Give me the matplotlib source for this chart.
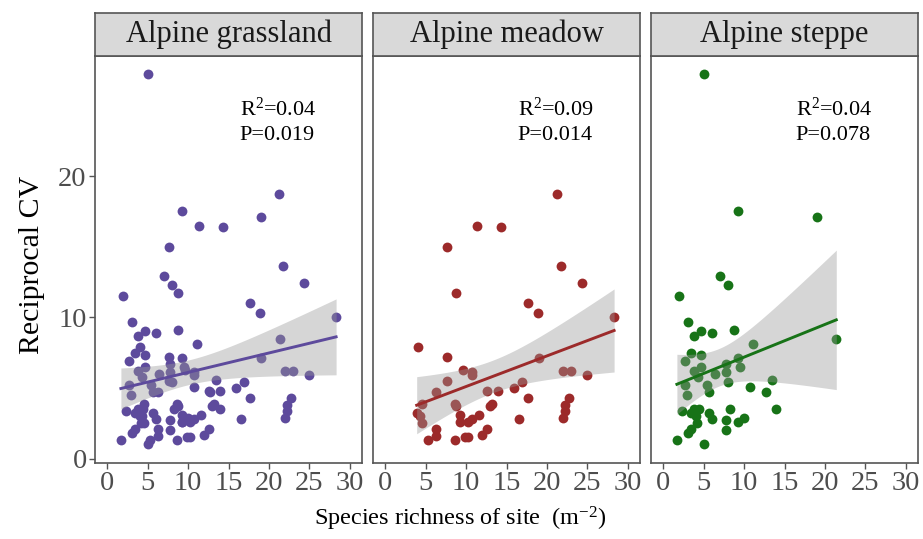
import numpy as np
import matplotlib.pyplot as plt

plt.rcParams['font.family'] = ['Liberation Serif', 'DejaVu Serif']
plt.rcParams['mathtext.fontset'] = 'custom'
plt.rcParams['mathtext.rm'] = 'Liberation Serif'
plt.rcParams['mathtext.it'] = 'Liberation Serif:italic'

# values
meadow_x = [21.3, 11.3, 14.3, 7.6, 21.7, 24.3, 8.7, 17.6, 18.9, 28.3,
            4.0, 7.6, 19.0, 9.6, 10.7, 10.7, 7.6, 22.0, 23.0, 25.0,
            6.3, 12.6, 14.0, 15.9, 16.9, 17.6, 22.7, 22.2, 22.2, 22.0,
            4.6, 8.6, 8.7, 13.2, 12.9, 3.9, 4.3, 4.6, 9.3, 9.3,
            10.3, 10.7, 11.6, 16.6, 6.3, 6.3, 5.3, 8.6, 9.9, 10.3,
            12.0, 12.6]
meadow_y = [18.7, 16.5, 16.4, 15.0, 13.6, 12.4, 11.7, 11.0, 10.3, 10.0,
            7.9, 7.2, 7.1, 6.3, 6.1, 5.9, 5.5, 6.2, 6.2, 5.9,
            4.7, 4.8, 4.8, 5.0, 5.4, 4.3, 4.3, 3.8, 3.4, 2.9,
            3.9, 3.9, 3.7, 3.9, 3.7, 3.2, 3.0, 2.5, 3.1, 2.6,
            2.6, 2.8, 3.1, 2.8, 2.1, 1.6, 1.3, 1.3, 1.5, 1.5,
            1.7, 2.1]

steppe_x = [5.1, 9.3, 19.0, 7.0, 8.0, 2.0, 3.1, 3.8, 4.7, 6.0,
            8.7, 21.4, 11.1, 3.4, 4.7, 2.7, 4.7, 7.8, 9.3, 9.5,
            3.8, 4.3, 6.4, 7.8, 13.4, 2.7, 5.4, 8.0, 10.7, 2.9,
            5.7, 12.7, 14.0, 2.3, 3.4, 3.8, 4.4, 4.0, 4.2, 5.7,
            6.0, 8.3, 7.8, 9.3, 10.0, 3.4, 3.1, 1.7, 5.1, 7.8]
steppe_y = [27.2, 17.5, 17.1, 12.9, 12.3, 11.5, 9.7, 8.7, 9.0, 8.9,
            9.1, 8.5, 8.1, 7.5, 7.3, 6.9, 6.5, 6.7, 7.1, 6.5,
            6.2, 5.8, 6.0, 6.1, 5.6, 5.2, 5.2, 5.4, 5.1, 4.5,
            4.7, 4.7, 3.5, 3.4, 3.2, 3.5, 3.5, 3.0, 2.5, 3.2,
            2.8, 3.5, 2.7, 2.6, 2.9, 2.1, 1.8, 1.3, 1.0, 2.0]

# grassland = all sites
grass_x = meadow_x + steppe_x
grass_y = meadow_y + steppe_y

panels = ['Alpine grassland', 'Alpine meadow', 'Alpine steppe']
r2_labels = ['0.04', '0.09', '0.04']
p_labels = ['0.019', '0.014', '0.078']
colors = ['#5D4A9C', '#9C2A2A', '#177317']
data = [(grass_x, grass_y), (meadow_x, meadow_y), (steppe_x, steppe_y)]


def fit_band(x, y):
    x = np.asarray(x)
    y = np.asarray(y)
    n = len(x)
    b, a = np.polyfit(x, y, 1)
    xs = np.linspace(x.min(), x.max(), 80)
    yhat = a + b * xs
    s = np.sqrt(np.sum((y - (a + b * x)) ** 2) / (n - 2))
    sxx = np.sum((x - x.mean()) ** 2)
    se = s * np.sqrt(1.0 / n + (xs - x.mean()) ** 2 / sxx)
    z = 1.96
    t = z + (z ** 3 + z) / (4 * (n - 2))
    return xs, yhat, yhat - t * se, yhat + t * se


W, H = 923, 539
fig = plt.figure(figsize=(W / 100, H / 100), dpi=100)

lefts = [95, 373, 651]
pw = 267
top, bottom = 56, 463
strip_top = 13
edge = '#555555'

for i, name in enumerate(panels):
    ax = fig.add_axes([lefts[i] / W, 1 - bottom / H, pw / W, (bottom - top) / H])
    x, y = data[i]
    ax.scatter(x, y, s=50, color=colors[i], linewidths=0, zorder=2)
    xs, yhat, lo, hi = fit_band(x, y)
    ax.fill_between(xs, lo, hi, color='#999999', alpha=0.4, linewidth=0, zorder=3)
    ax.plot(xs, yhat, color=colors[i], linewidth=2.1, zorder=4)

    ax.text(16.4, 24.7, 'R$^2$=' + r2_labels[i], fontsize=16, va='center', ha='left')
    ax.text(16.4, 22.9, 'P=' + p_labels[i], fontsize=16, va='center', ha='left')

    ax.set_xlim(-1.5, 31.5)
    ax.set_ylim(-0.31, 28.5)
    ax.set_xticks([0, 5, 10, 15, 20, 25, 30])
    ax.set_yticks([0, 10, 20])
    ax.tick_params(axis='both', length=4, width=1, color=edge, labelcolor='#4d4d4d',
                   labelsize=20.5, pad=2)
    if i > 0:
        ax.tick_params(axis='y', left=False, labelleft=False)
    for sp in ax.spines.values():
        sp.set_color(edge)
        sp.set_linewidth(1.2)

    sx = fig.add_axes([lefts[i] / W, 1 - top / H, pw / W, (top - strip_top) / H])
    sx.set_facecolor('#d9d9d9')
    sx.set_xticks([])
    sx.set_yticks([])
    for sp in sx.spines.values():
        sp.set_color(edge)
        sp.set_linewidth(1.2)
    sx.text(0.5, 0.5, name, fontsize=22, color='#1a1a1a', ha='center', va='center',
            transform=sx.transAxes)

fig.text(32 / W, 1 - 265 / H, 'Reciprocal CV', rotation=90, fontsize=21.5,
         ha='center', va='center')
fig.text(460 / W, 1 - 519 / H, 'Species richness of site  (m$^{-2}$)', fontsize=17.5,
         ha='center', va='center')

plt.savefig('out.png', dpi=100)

++++

**EXERCISE DESCRIPTION:** Search the data for "matplotlib" and list every line in which it occurs.

**FINISHED ANSWER:**
Give me the matplotlib source for this chart.
import matplotlib.pyplot as plt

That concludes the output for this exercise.